#### Data listing:
============
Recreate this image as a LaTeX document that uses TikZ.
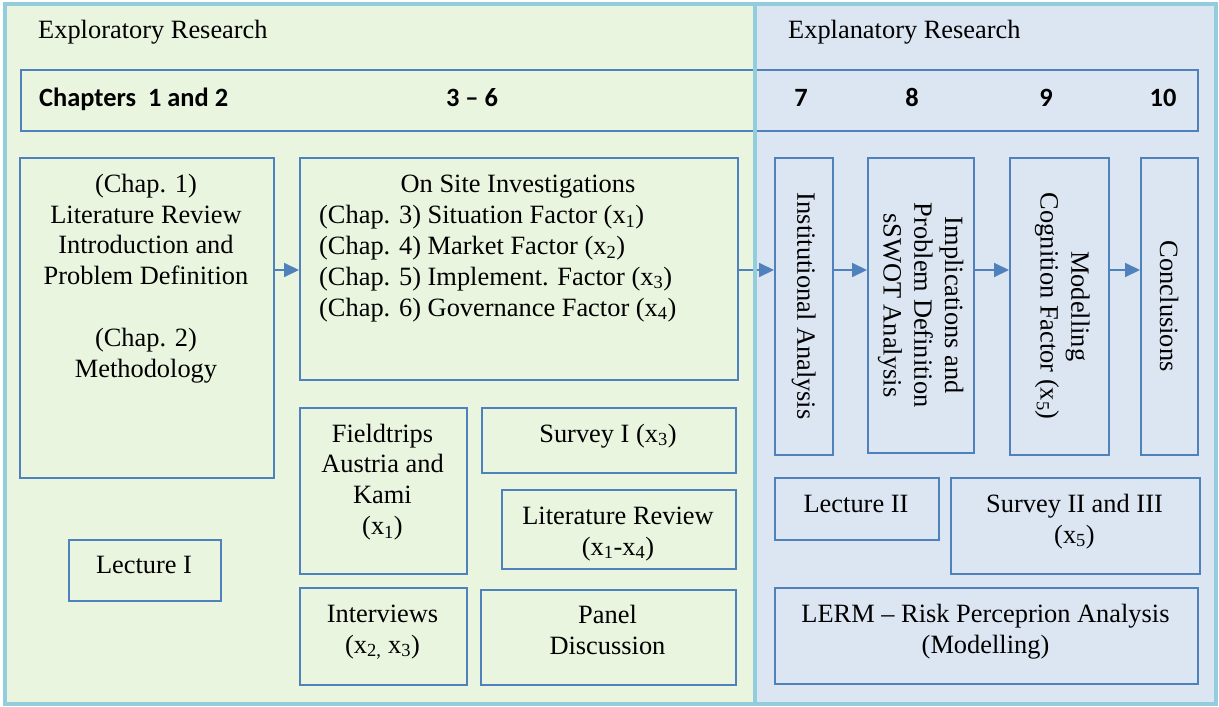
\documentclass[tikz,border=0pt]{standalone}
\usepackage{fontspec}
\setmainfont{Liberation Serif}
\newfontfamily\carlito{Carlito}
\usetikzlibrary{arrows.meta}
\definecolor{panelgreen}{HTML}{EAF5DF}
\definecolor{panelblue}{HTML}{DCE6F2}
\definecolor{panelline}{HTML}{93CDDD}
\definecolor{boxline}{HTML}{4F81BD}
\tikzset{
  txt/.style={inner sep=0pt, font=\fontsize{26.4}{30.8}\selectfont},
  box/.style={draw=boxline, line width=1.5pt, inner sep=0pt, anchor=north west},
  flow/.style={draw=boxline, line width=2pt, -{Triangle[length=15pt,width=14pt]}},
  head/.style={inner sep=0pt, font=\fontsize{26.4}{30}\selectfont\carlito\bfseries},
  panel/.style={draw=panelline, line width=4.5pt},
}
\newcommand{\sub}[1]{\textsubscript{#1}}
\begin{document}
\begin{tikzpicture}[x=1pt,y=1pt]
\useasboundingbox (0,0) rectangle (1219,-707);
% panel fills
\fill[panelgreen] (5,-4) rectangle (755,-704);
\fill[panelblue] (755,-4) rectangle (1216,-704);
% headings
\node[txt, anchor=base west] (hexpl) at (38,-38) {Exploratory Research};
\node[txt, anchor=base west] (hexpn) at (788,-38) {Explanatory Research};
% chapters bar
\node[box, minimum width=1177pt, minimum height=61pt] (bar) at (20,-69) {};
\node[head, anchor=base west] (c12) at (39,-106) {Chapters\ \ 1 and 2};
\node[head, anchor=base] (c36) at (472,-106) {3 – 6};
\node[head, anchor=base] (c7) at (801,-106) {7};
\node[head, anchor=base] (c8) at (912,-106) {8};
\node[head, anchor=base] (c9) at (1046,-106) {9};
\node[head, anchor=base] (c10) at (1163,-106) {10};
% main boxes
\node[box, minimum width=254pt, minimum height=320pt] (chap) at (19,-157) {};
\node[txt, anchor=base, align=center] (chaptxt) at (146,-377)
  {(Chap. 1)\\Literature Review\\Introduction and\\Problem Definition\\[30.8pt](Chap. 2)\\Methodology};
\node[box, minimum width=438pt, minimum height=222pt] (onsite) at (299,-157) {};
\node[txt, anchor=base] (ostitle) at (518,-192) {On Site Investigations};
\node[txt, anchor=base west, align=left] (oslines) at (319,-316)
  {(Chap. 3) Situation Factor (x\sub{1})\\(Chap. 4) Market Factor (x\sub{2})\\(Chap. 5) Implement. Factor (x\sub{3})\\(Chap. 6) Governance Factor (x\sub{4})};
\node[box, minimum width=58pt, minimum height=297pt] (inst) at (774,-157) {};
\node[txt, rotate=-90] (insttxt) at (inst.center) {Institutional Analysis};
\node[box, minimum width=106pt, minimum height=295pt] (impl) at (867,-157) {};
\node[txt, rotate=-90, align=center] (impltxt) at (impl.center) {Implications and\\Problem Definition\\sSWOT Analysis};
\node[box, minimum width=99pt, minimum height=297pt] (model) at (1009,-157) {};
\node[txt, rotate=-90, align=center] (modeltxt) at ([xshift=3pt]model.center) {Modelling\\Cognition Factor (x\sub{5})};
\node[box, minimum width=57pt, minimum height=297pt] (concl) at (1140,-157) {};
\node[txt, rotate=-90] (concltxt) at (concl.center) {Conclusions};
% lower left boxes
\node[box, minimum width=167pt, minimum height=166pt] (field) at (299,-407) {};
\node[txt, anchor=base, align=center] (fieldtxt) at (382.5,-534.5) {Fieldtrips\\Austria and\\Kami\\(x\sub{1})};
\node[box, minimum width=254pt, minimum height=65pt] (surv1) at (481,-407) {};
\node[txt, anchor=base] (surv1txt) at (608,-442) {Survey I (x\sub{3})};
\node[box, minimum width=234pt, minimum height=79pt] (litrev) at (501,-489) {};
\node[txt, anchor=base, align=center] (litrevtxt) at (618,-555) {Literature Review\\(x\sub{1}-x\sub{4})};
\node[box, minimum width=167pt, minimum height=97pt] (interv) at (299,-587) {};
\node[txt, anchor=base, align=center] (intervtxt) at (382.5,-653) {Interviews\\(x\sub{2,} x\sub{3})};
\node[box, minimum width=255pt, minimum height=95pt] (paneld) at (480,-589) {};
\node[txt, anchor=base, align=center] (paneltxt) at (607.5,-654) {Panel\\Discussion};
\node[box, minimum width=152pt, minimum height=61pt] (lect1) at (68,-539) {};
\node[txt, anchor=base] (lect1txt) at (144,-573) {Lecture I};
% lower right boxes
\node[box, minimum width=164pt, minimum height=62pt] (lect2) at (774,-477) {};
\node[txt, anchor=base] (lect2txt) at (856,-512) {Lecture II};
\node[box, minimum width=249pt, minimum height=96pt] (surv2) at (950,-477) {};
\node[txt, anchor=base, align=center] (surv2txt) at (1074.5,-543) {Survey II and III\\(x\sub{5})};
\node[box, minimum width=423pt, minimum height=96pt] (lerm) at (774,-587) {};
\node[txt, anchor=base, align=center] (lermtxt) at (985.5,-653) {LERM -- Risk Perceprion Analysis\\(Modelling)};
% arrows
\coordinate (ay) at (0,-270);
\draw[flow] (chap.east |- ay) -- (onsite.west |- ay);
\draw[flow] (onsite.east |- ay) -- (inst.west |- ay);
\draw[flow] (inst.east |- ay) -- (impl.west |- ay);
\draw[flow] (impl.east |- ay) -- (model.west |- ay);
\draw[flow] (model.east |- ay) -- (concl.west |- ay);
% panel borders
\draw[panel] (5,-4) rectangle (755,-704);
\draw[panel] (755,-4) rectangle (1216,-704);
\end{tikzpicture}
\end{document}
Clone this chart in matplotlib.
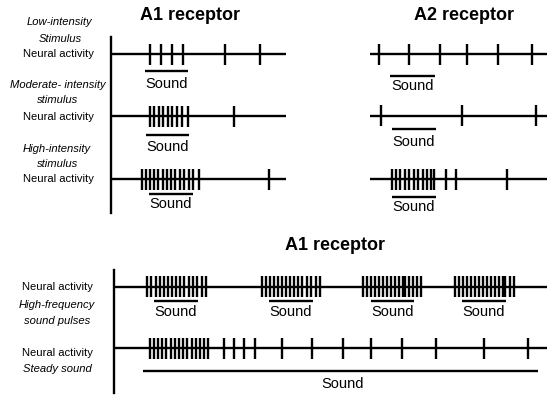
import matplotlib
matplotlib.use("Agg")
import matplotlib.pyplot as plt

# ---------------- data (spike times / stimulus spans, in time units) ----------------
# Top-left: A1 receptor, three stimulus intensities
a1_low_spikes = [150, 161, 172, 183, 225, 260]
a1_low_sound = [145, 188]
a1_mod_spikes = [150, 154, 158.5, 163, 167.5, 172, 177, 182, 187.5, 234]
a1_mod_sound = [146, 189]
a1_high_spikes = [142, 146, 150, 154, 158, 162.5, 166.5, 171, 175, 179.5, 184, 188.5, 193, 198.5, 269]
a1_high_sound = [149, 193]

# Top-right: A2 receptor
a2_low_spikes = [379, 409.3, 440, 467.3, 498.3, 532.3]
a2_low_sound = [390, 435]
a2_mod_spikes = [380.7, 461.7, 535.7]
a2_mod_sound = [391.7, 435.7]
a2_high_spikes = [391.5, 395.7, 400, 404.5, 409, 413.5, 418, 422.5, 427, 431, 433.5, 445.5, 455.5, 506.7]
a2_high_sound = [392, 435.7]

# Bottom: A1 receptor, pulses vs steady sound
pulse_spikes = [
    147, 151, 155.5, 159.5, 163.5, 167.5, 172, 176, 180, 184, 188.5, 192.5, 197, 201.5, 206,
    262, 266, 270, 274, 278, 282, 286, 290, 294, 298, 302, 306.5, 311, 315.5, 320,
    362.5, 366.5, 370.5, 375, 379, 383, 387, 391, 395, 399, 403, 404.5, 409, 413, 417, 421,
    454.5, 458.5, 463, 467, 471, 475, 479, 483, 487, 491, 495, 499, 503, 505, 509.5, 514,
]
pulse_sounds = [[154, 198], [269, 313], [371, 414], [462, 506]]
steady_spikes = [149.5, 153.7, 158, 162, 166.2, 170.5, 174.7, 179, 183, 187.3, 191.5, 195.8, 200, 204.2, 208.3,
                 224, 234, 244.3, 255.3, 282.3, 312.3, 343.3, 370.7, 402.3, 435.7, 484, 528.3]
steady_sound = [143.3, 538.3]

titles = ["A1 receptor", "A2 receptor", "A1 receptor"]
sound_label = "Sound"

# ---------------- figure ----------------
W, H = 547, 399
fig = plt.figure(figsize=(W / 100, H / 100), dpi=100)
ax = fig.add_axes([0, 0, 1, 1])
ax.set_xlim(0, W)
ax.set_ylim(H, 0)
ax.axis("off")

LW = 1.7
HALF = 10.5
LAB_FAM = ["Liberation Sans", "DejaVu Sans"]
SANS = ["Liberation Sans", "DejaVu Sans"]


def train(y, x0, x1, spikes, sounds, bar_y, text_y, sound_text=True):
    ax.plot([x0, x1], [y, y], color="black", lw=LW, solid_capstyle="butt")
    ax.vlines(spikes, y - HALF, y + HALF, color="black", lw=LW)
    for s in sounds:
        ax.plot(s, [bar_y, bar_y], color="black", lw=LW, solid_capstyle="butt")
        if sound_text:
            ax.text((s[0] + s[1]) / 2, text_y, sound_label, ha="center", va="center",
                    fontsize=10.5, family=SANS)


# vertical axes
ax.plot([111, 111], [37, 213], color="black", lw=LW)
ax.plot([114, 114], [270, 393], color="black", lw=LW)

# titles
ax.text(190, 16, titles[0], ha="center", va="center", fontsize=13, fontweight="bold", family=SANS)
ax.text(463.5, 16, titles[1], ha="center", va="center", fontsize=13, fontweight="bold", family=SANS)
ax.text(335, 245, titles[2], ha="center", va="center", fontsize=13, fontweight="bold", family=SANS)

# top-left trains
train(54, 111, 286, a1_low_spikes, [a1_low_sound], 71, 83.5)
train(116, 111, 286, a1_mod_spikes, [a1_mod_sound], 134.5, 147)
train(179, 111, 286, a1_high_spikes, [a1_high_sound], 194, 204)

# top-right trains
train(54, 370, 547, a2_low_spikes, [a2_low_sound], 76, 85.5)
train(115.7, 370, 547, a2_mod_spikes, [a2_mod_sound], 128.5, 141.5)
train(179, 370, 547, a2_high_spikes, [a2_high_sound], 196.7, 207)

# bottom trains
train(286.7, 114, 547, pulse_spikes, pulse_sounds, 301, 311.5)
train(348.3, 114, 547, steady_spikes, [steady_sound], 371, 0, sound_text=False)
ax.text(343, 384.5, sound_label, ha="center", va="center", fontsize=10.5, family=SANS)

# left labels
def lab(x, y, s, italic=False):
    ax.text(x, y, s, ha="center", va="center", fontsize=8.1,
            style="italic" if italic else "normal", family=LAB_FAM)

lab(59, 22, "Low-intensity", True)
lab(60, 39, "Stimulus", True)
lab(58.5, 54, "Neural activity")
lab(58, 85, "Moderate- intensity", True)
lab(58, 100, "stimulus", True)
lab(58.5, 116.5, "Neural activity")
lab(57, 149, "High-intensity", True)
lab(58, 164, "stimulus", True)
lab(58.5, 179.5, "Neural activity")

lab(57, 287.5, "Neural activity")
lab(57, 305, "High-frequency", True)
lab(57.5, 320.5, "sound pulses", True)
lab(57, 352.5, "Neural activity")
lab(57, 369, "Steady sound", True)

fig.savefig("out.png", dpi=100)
============
#### EXERCISE DETAILS:
Extract the part of the records that opens with the line containing "Clone this chart in matplotlib." and closes with the line containing "import matplotlib.pyplot as plt". Take only those lines, exactly, and no pictures.

#### SOLUTION TO THIS PROBLEM:
Clone this chart in matplotlib.
import matplotlib
matplotlib.use("Agg")
import matplotlib.pyplot as plt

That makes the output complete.